▶ _PROMPT_: All of the data should be repeated exactly; pictures are not part of the copy.

▶ _RECORDED INFORMATION_:
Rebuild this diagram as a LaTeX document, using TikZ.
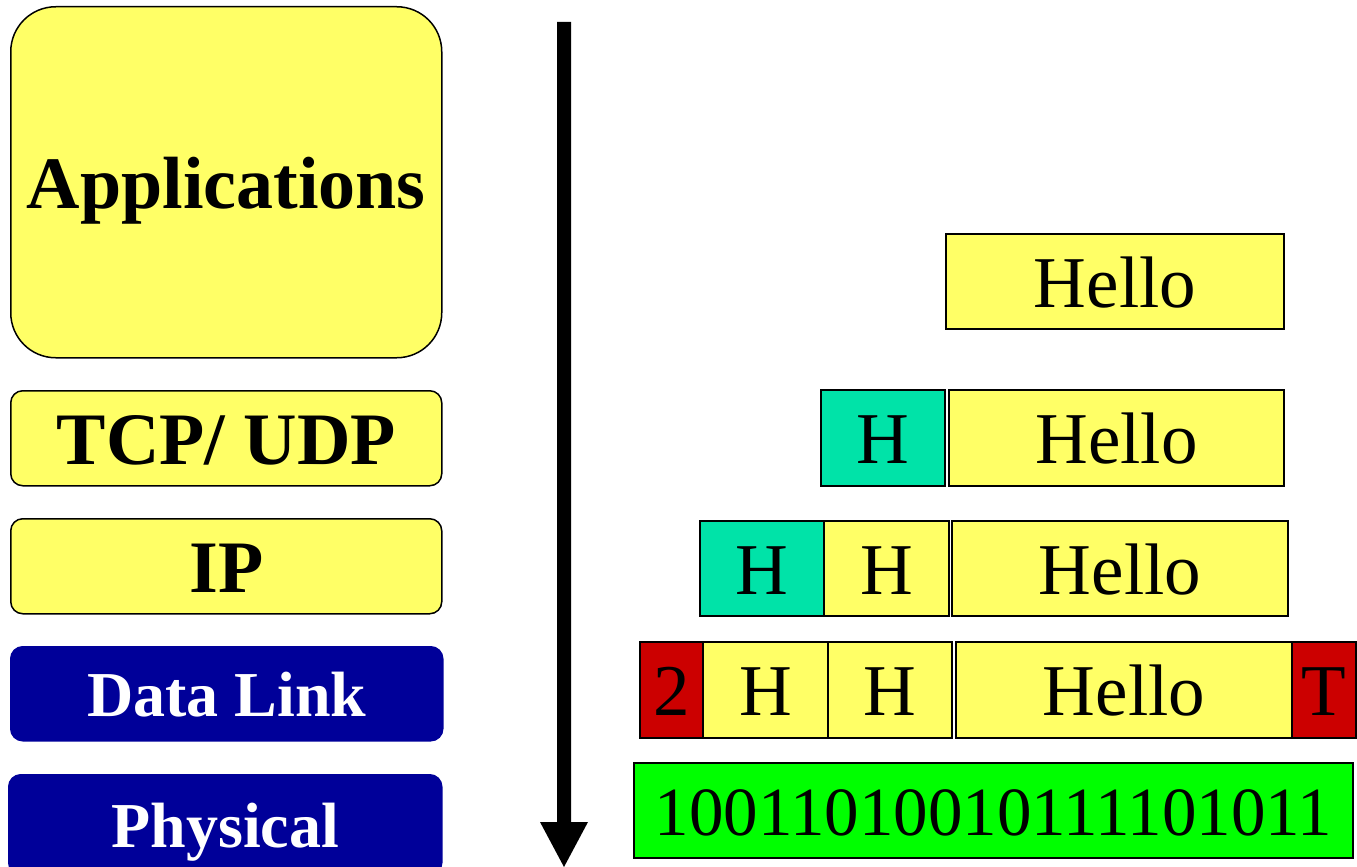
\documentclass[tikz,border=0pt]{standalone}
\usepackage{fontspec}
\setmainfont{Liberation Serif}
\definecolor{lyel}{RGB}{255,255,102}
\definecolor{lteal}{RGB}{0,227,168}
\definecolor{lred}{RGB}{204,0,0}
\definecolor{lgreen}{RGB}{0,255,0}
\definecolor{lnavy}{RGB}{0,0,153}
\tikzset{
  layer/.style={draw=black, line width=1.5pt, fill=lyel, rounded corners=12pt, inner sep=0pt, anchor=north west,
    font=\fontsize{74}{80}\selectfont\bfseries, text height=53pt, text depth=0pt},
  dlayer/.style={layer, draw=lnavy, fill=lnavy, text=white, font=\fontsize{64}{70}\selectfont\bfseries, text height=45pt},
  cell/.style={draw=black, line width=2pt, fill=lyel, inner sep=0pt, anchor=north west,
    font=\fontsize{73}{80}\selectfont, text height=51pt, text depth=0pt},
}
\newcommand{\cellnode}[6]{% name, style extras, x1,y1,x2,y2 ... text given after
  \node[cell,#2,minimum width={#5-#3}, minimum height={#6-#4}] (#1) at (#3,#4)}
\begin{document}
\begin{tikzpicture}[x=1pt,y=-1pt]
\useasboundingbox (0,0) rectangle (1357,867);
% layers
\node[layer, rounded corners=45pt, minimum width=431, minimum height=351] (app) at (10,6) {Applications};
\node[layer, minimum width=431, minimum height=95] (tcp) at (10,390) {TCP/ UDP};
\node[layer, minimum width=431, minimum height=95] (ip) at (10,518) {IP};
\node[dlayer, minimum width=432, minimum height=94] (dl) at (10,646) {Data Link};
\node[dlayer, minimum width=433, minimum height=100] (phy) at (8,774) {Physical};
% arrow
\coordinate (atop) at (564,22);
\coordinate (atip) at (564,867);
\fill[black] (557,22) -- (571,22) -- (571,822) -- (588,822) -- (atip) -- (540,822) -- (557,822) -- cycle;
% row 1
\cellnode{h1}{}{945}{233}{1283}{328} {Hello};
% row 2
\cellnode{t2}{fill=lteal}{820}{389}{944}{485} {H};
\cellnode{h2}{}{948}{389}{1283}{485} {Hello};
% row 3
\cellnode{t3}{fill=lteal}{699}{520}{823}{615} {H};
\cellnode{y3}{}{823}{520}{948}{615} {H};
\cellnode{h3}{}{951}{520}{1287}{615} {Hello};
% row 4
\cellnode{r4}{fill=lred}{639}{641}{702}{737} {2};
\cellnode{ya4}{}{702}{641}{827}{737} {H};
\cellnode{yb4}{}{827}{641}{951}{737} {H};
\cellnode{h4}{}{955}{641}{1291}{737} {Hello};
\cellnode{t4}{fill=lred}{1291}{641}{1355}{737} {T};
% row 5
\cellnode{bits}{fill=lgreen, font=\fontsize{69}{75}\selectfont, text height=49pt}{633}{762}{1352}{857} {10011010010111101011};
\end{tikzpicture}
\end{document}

▶ _ANSWER IN FULL_:
Rebuild this diagram as a LaTeX document, using TikZ.
\documentclass[tikz,border=0pt]{standalone}
\usepackage{fontspec}
\setmainfont{Liberation Serif}
\definecolor{lyel}{RGB}{255,255,102}
\definecolor{lteal}{RGB}{0,227,168}
\definecolor{lred}{RGB}{204,0,0}
\definecolor{lgreen}{RGB}{0,255,0}
\definecolor{lnavy}{RGB}{0,0,153}
\tikzset{
  layer/.style={draw=black, line width=1.5pt, fill=lyel, rounded corners=12pt, inner sep=0pt, anchor=north west,
    font=\fontsize{74}{80}\selectfont\bfseries, text height=53pt, text depth=0pt},
  dlayer/.style={layer, draw=lnavy, fill=lnavy, text=white, font=\fontsize{64}{70}\selectfont\bfseries, text height=45pt},
  cell/.style={draw=black, line width=2pt, fill=lyel, inner sep=0pt, anchor=north west,
    font=\fontsize{73}{80}\selectfont, text height=51pt, text depth=0pt},
}
\newcommand{\cellnode}[6]{% name, style extras, x1,y1,x2,y2 ... text given after
  \node[cell,#2,minimum width={#5-#3}, minimum height={#6-#4}] (#1) at (#3,#4)}
\begin{document}
\begin{tikzpicture}[x=1pt,y=-1pt]
\useasboundingbox (0,0) rectangle (1357,867);
% layers
\node[layer, rounded corners=45pt, minimum width=431, minimum height=351] (app) at (10,6) {Applications};
\node[layer, minimum width=431, minimum height=95] (tcp) at (10,390) {TCP/ UDP};
\node[layer, minimum width=431, minimum height=95] (ip) at (10,518) {IP};
\node[dlayer, minimum width=432, minimum height=94] (dl) at (10,646) {Data Link};
\node[dlayer, minimum width=433, minimum height=100] (phy) at (8,774) {Physical};
% arrow
\coordinate (atop) at (564,22);
\coordinate (atip) at (564,867);
\fill[black] (557,22) -- (571,22) -- (571,822) -- (588,822) -- (atip) -- (540,822) -- (557,822) -- cycle;
% row 1
\cellnode{h1}{}{945}{233}{1283}{328} {Hello};
% row 2
\cellnode{t2}{fill=lteal}{820}{389}{944}{485} {H};
\cellnode{h2}{}{948}{389}{1283}{485} {Hello};
% row 3
\cellnode{t3}{fill=lteal}{699}{520}{823}{615} {H};
\cellnode{y3}{}{823}{520}{948}{615} {H};
\cellnode{h3}{}{951}{520}{1287}{615} {Hello};
% row 4
\cellnode{r4}{fill=lred}{639}{641}{702}{737} {2};
\cellnode{ya4}{}{702}{641}{827}{737} {H};
\cellnode{yb4}{}{827}{641}{951}{737} {H};
\cellnode{h4}{}{955}{641}{1291}{737} {Hello};
\cellnode{t4}{fill=lred}{1291}{641}{1355}{737} {T};
% row 5
\cellnode{bits}{fill=lgreen, font=\fontsize{69}{75}\selectfont, text height=49pt}{633}{762}{1352}{857} {10011010010111101011};
\end{tikzpicture}
\end{document}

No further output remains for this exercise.